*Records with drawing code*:
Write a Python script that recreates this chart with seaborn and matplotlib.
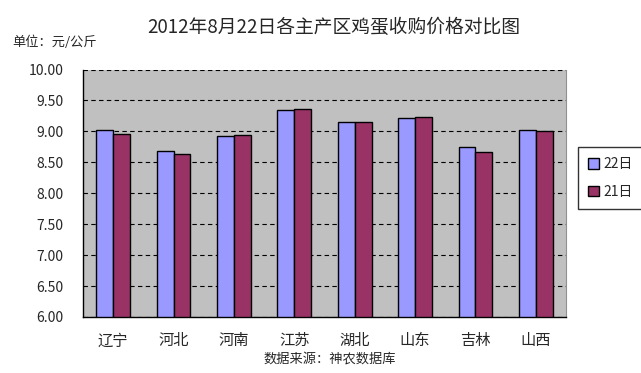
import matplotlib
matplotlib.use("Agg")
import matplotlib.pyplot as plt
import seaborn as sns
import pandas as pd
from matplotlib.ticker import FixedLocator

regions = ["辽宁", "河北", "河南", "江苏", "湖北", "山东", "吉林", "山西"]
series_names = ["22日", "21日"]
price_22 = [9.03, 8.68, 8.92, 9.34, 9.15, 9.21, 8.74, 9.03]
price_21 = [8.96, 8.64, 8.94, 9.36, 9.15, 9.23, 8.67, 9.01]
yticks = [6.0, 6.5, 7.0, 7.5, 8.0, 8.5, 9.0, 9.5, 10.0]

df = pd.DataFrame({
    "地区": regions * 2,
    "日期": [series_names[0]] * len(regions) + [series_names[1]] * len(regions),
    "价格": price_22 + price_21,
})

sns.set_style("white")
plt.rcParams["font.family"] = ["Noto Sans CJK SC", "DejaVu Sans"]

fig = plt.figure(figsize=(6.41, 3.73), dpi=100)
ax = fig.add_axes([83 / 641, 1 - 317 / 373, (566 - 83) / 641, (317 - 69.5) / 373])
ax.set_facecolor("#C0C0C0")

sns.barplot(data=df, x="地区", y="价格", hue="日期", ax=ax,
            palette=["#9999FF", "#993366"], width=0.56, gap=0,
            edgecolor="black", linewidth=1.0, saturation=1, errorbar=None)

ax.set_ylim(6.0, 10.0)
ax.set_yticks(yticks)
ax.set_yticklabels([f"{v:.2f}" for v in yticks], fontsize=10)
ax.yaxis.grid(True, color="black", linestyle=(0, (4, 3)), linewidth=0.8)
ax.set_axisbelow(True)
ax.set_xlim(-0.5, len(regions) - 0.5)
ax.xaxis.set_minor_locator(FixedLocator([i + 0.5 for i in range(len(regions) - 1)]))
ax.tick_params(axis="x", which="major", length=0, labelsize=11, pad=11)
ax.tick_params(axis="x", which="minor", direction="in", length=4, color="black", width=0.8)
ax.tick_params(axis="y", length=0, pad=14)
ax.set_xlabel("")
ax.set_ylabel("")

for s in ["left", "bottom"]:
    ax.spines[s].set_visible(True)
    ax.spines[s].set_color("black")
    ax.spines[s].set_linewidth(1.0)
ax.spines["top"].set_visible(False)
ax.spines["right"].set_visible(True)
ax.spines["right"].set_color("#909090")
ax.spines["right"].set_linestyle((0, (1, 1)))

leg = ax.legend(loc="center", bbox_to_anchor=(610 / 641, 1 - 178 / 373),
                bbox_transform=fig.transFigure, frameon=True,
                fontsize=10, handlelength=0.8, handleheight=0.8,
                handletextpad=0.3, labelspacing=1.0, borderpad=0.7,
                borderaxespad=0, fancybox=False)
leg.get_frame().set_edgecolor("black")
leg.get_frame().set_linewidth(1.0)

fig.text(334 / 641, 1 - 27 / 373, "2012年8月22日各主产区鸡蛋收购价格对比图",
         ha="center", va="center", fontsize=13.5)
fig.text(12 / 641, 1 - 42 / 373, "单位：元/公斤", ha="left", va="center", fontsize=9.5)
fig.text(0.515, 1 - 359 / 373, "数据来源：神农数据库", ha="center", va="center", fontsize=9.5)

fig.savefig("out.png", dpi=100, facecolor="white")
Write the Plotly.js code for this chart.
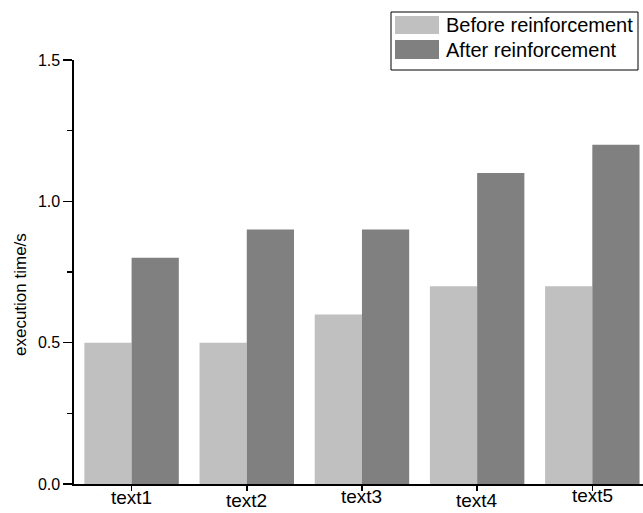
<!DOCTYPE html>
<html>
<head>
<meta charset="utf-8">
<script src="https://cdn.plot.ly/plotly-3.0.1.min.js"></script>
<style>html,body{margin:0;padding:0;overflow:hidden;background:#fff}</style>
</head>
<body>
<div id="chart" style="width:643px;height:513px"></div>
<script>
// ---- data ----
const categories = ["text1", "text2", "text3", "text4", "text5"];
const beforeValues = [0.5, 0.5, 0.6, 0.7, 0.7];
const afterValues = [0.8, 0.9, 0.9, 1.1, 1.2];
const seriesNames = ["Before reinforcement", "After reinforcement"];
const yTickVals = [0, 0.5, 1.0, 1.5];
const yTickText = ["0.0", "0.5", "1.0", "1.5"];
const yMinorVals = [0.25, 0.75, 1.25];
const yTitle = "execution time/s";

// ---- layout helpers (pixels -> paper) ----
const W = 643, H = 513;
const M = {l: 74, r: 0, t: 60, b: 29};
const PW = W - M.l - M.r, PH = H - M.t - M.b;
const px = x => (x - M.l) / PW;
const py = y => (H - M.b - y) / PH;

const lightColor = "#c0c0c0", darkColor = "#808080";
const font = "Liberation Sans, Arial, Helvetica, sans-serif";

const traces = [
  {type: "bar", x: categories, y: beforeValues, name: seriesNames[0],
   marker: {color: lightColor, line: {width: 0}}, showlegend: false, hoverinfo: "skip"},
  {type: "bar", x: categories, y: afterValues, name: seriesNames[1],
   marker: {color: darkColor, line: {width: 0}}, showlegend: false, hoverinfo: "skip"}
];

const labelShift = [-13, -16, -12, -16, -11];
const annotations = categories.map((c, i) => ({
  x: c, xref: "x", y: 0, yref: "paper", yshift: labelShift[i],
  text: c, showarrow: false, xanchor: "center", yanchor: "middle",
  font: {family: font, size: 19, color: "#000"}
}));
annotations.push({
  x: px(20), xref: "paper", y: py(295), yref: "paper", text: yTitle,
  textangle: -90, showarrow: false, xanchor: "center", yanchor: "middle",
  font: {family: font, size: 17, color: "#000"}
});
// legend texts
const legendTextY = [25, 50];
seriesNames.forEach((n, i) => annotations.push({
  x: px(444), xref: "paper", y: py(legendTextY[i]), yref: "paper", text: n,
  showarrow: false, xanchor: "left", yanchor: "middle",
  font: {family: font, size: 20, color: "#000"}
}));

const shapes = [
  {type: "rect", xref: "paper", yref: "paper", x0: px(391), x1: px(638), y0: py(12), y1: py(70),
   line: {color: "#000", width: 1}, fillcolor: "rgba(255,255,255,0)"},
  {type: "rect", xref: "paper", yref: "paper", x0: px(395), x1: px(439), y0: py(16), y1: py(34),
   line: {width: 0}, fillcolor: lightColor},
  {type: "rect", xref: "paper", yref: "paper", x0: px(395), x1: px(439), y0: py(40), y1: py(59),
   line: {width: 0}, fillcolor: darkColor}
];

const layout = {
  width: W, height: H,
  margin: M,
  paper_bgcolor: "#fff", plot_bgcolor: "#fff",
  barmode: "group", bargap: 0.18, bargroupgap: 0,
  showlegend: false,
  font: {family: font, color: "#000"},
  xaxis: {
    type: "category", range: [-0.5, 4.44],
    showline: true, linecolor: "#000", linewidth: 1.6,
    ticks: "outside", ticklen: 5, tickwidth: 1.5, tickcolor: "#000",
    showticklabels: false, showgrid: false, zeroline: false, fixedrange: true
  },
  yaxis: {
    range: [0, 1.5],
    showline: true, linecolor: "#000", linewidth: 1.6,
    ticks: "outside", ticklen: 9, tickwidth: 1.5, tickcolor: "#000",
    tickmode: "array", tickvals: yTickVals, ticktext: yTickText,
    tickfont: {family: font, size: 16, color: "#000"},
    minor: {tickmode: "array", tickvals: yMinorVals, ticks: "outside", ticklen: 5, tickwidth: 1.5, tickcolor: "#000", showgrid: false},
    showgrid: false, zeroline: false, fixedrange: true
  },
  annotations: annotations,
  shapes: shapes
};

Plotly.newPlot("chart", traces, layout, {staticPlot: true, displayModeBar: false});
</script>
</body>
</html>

*Stated exercise*:
Reproduce every entry exactly, but omit each picture.

*The completed task*:
Write a Python script that recreates this chart with seaborn and matplotlib.
import matplotlib
matplotlib.use("Agg")
import matplotlib.pyplot as plt
import seaborn as sns
import pandas as pd
from matplotlib.ticker import FixedLocator

regions = ["辽宁", "河北", "河南", "江苏", "湖北", "山东", "吉林", "山西"]
series_names = ["22日", "21日"]
price_22 = [9.03, 8.68, 8.92, 9.34, 9.15, 9.21, 8.74, 9.03]
price_21 = [8.96, 8.64, 8.94, 9.36, 9.15, 9.23, 8.67, 9.01]
yticks = [6.0, 6.5, 7.0, 7.5, 8.0, 8.5, 9.0, 9.5, 10.0]

df = pd.DataFrame({
    "地区": regions * 2,
    "日期": [series_names[0]] * len(regions) + [series_names[1]] * len(regions),
    "价格": price_22 + price_21,
})

sns.set_style("white")
plt.rcParams["font.family"] = ["Noto Sans CJK SC", "DejaVu Sans"]

fig = plt.figure(figsize=(6.41, 3.73), dpi=100)
ax = fig.add_axes([83 / 641, 1 - 317 / 373, (566 - 83) / 641, (317 - 69.5) / 373])
ax.set_facecolor("#C0C0C0")

sns.barplot(data=df, x="地区", y="价格", hue="日期", ax=ax,
            palette=["#9999FF", "#993366"], width=0.56, gap=0,
            edgecolor="black", linewidth=1.0, saturation=1, errorbar=None)

ax.set_ylim(6.0, 10.0)
ax.set_yticks(yticks)
ax.set_yticklabels([f"{v:.2f}" for v in yticks], fontsize=10)
ax.yaxis.grid(True, color="black", linestyle=(0, (4, 3)), linewidth=0.8)
ax.set_axisbelow(True)
ax.set_xlim(-0.5, len(regions) - 0.5)
ax.xaxis.set_minor_locator(FixedLocator([i + 0.5 for i in range(len(regions) - 1)]))
ax.tick_params(axis="x", which="major", length=0, labelsize=11, pad=11)
ax.tick_params(axis="x", which="minor", direction="in", length=4, color="black", width=0.8)
ax.tick_params(axis="y", length=0, pad=14)
ax.set_xlabel("")
ax.set_ylabel("")

for s in ["left", "bottom"]:
    ax.spines[s].set_visible(True)
    ax.spines[s].set_color("black")
    ax.spines[s].set_linewidth(1.0)
ax.spines["top"].set_visible(False)
ax.spines["right"].set_visible(True)
ax.spines["right"].set_color("#909090")
ax.spines["right"].set_linestyle((0, (1, 1)))

leg = ax.legend(loc="center", bbox_to_anchor=(610 / 641, 1 - 178 / 373),
                bbox_transform=fig.transFigure, frameon=True,
                fontsize=10, handlelength=0.8, handleheight=0.8,
                handletextpad=0.3, labelspacing=1.0, borderpad=0.7,
                borderaxespad=0, fancybox=False)
leg.get_frame().set_edgecolor("black")
leg.get_frame().set_linewidth(1.0)

fig.text(334 / 641, 1 - 27 / 373, "2012年8月22日各主产区鸡蛋收购价格对比图",
         ha="center", va="center", fontsize=13.5)
fig.text(12 / 641, 1 - 42 / 373, "单位：元/公斤", ha="left", va="center", fontsize=9.5)
fig.text(0.515, 1 - 359 / 373, "数据来源：神农数据库", ha="center", va="center", fontsize=9.5)

fig.savefig("out.png", dpi=100, facecolor="white")
Write the Plotly.js code for this chart.
<!DOCTYPE html>
<html>
<head>
<meta charset="utf-8">
<script src="https://cdn.plot.ly/plotly-3.0.1.min.js"></script>
<style>html,body{margin:0;padding:0;overflow:hidden;background:#fff}</style>
</head>
<body>
<div id="chart" style="width:643px;height:513px"></div>
<script>
// ---- data ----
const categories = ["text1", "text2", "text3", "text4", "text5"];
const beforeValues = [0.5, 0.5, 0.6, 0.7, 0.7];
const afterValues = [0.8, 0.9, 0.9, 1.1, 1.2];
const seriesNames = ["Before reinforcement", "After reinforcement"];
const yTickVals = [0, 0.5, 1.0, 1.5];
const yTickText = ["0.0", "0.5", "1.0", "1.5"];
const yMinorVals = [0.25, 0.75, 1.25];
const yTitle = "execution time/s";

// ---- layout helpers (pixels -> paper) ----
const W = 643, H = 513;
const M = {l: 74, r: 0, t: 60, b: 29};
const PW = W - M.l - M.r, PH = H - M.t - M.b;
const px = x => (x - M.l) / PW;
const py = y => (H - M.b - y) / PH;

const lightColor = "#c0c0c0", darkColor = "#808080";
const font = "Liberation Sans, Arial, Helvetica, sans-serif";

const traces = [
  {type: "bar", x: categories, y: beforeValues, name: seriesNames[0],
   marker: {color: lightColor, line: {width: 0}}, showlegend: false, hoverinfo: "skip"},
  {type: "bar", x: categories, y: afterValues, name: seriesNames[1],
   marker: {color: darkColor, line: {width: 0}}, showlegend: false, hoverinfo: "skip"}
];

const labelShift = [-13, -16, -12, -16, -11];
const annotations = categories.map((c, i) => ({
  x: c, xref: "x", y: 0, yref: "paper", yshift: labelShift[i],
  text: c, showarrow: false, xanchor: "center", yanchor: "middle",
  font: {family: font, size: 19, color: "#000"}
}));
annotations.push({
  x: px(20), xref: "paper", y: py(295), yref: "paper", text: yTitle,
  textangle: -90, showarrow: false, xanchor: "center", yanchor: "middle",
  font: {family: font, size: 17, color: "#000"}
});
// legend texts
const legendTextY = [25, 50];
seriesNames.forEach((n, i) => annotations.push({
  x: px(444), xref: "paper", y: py(legendTextY[i]), yref: "paper", text: n,
  showarrow: false, xanchor: "left", yanchor: "middle",
  font: {family: font, size: 20, color: "#000"}
}));

const shapes = [
  {type: "rect", xref: "paper", yref: "paper", x0: px(391), x1: px(638), y0: py(12), y1: py(70),
   line: {color: "#000", width: 1}, fillcolor: "rgba(255,255,255,0)"},
  {type: "rect", xref: "paper", yref: "paper", x0: px(395), x1: px(439), y0: py(16), y1: py(34),
   line: {width: 0}, fillcolor: lightColor},
  {type: "rect", xref: "paper", yref: "paper", x0: px(395), x1: px(439), y0: py(40), y1: py(59),
   line: {width: 0}, fillcolor: darkColor}
];

const layout = {
  width: W, height: H,
  margin: M,
  paper_bgcolor: "#fff", plot_bgcolor: "#fff",
  barmode: "group", bargap: 0.18, bargroupgap: 0,
  showlegend: false,
  font: {family: font, color: "#000"},
  xaxis: {
    type: "category", range: [-0.5, 4.44],
    showline: true, linecolor: "#000", linewidth: 1.6,
    ticks: "outside", ticklen: 5, tickwidth: 1.5, tickcolor: "#000",
    showticklabels: false, showgrid: false, zeroline: false, fixedrange: true
  },
  yaxis: {
    range: [0, 1.5],
    showline: true, linecolor: "#000", linewidth: 1.6,
    ticks: "outside", ticklen: 9, tickwidth: 1.5, tickcolor: "#000",
    tickmode: "array", tickvals: yTickVals, ticktext: yTickText,
    tickfont: {family: font, size: 16, color: "#000"},
    minor: {tickmode: "array", tickvals: yMinorVals, ticks: "outside", ticklen: 5, tickwidth: 1.5, tickcolor: "#000", showgrid: false},
    showgrid: false, zeroline: false, fixedrange: true
  },
  annotations: annotations,
  shapes: shapes
};

Plotly.newPlot("chart", traces, layout, {staticPlot: true, displayModeBar: false});
</script>
</body>
</html>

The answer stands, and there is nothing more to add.